Claro está que eso no podía ser suficiente porque la crisis trasciende a la sola gestión gubernamental y porque el clima de crispación política va más allá de la demanda de enmiendas específicas en el rumbo seguido. Pero no deberíamos perder de vista el contraste, porque él nos habla de algo que muchos parecen olvidar: que el “buen gobierno”, el gobierno para los derechos de la población, requiere representatividad, competencia y conocimientos.

Ahora el país está convulsionado y ya lamentamos la pérdida de varias vidas humanas.

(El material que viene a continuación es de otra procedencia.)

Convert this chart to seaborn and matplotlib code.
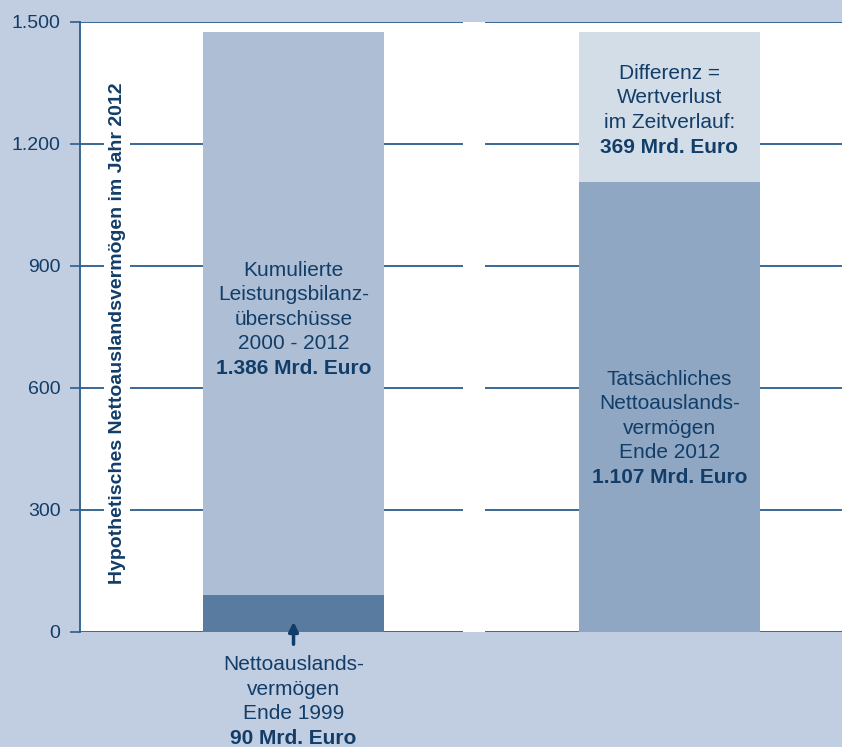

Existe el riesgo de un descontrol de la violencia. Y hay que exigir al Estado, ahora más que nunca, que respete y garantice los derechos de la población y se atenga escrupulosamente a las normas y estándares que regulan el uso legítimo de la fuerza pública. Hay que demandar, también, del lado de la sociedad, que no se explote esta situación azuzando la violencia. Ya sabemos, por amarga experiencia, que quienes pagan el costo de la violencia son siempre los más pobres y vulnerables.

En esta hora la situación se agrava por la negativa de cada lado a reconocer límites a sus demandas y sus propias responsabilidades. No es viable salir de esta crisis solamente con un recambio presidencial. Los congresistas son irrazonables si piensan que una vez destituido Castillo tienen la pista libre hacia el 2026. Pero tampoco es razonable ignorar que el expresidente está fuera de la ley, que su regreso a Palacio es una demanda sin sustento, y que su legitimidad como Presidente de la República se evaporó el 7 de diciembre. 

Hoy toda ruta de salida es nebulosa. La única a la vista es una elección general. Pero nuevas elecciones con las mismas reglas muy probablemente darán un resultado parecido al del 2021. Y no es nada claro quién podría transformar esas reglas. El país está atrapado por la dimisión de la política, entendida como conducción de los asuntos públicos. Hoy urge reclamar que se mitigue de inmediato esta ola de violencia –y eso es responsabilidad del gobierno y también de los radicalismos en acción—antes de que nos quedemos incluso sin una democracia que reparar.